▸ **WHAT IS ASKED**: Would you write out the listing verbatim and skip every picture in it?

▸ **GIVEN DATA**:

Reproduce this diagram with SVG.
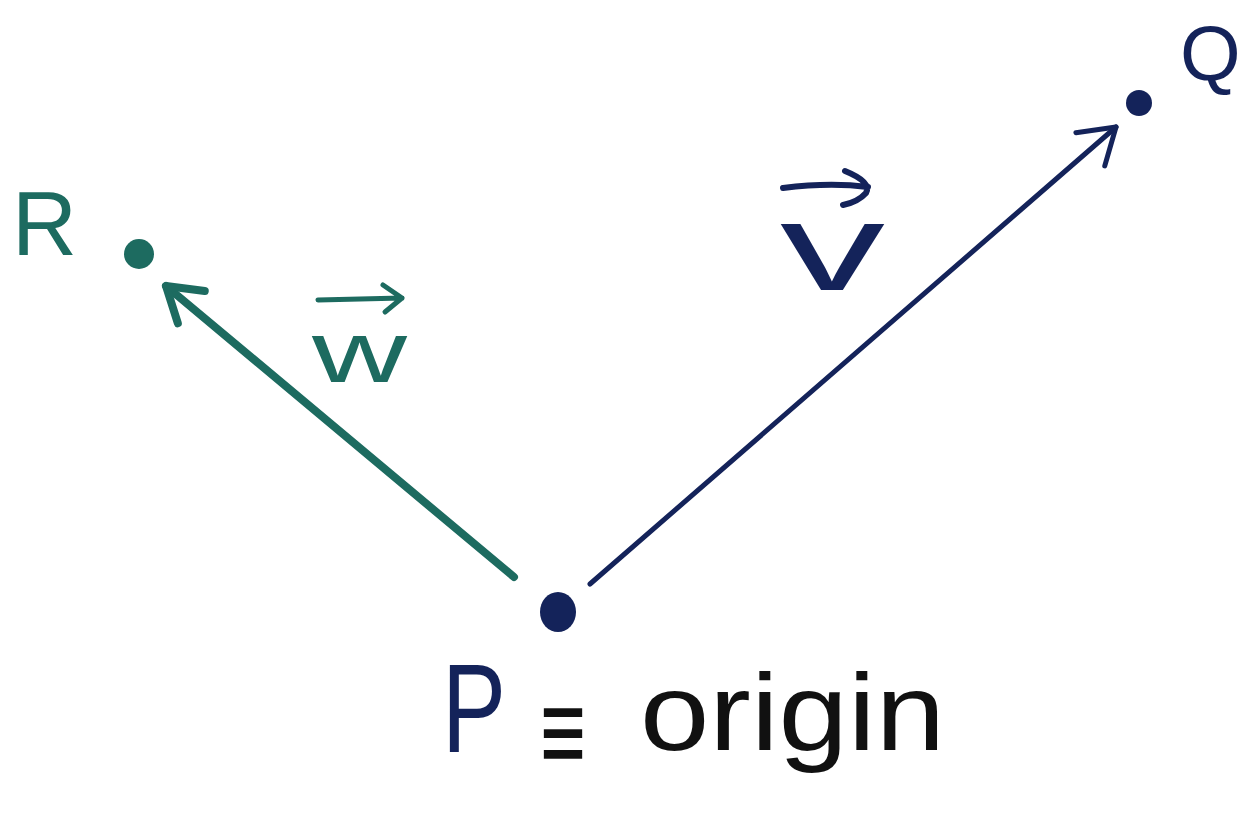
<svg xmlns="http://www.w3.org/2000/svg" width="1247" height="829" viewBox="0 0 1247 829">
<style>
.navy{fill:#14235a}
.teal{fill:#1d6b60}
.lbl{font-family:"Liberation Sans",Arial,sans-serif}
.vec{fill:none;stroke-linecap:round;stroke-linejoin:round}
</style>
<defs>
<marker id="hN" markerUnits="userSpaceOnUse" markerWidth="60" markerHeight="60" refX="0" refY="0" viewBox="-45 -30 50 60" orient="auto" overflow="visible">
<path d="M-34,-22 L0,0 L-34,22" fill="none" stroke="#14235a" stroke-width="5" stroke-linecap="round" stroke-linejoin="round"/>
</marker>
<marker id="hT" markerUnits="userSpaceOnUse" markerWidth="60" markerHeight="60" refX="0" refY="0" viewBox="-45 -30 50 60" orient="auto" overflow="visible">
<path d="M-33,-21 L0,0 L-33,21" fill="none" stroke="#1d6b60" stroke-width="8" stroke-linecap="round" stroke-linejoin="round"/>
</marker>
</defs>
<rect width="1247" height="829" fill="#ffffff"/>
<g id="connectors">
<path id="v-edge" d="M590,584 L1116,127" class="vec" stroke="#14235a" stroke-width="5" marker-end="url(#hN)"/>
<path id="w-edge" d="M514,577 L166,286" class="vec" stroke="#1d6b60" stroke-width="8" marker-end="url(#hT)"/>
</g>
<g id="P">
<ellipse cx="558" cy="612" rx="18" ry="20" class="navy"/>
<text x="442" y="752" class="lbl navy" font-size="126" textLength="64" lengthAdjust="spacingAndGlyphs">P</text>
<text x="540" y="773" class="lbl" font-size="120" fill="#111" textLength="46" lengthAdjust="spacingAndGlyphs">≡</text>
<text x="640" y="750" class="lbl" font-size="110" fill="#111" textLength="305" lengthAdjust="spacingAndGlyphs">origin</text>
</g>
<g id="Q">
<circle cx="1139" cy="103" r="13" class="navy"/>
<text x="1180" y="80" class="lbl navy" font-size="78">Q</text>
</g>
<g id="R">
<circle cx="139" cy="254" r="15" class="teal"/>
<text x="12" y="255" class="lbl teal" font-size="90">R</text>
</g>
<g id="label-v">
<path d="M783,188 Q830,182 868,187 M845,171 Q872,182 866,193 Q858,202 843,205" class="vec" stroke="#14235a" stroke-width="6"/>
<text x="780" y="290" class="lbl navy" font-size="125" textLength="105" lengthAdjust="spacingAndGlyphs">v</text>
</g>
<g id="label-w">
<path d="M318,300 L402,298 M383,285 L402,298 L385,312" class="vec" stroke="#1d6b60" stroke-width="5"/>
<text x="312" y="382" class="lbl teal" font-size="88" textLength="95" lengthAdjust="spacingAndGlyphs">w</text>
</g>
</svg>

▸ **TASK ANSWER**:
Reproduce this diagram with SVG.
<svg xmlns="http://www.w3.org/2000/svg" width="1247" height="829" viewBox="0 0 1247 829">
<style>
.navy{fill:#14235a}
.teal{fill:#1d6b60}
.lbl{font-family:"Liberation Sans",Arial,sans-serif}
.vec{fill:none;stroke-linecap:round;stroke-linejoin:round}
</style>
<defs>
<marker id="hN" markerUnits="userSpaceOnUse" markerWidth="60" markerHeight="60" refX="0" refY="0" viewBox="-45 -30 50 60" orient="auto" overflow="visible">
<path d="M-34,-22 L0,0 L-34,22" fill="none" stroke="#14235a" stroke-width="5" stroke-linecap="round" stroke-linejoin="round"/>
</marker>
<marker id="hT" markerUnits="userSpaceOnUse" markerWidth="60" markerHeight="60" refX="0" refY="0" viewBox="-45 -30 50 60" orient="auto" overflow="visible">
<path d="M-33,-21 L0,0 L-33,21" fill="none" stroke="#1d6b60" stroke-width="8" stroke-linecap="round" stroke-linejoin="round"/>
</marker>
</defs>
<rect width="1247" height="829" fill="#ffffff"/>
<g id="connectors">
<path id="v-edge" d="M590,584 L1116,127" class="vec" stroke="#14235a" stroke-width="5" marker-end="url(#hN)"/>
<path id="w-edge" d="M514,577 L166,286" class="vec" stroke="#1d6b60" stroke-width="8" marker-end="url(#hT)"/>
</g>
<g id="P">
<ellipse cx="558" cy="612" rx="18" ry="20" class="navy"/>
<text x="442" y="752" class="lbl navy" font-size="126" textLength="64" lengthAdjust="spacingAndGlyphs">P</text>
<text x="540" y="773" class="lbl" font-size="120" fill="#111" textLength="46" lengthAdjust="spacingAndGlyphs">≡</text>
<text x="640" y="750" class="lbl" font-size="110" fill="#111" textLength="305" lengthAdjust="spacingAndGlyphs">origin</text>
</g>
<g id="Q">
<circle cx="1139" cy="103" r="13" class="navy"/>
<text x="1180" y="80" class="lbl navy" font-size="78">Q</text>
</g>
<g id="R">
<circle cx="139" cy="254" r="15" class="teal"/>
<text x="12" y="255" class="lbl teal" font-size="90">R</text>
</g>
<g id="label-v">
<path d="M783,188 Q830,182 868,187 M845,171 Q872,182 866,193 Q858,202 843,205" class="vec" stroke="#14235a" stroke-width="6"/>
<text x="780" y="290" class="lbl navy" font-size="125" textLength="105" lengthAdjust="spacingAndGlyphs">v</text>
</g>
<g id="label-w">
<path d="M318,300 L402,298 M383,285 L402,298 L385,312" class="vec" stroke="#1d6b60" stroke-width="5"/>
<text x="312" y="382" class="lbl teal" font-size="88" textLength="95" lengthAdjust="spacingAndGlyphs">w</text>
</g>
</svg>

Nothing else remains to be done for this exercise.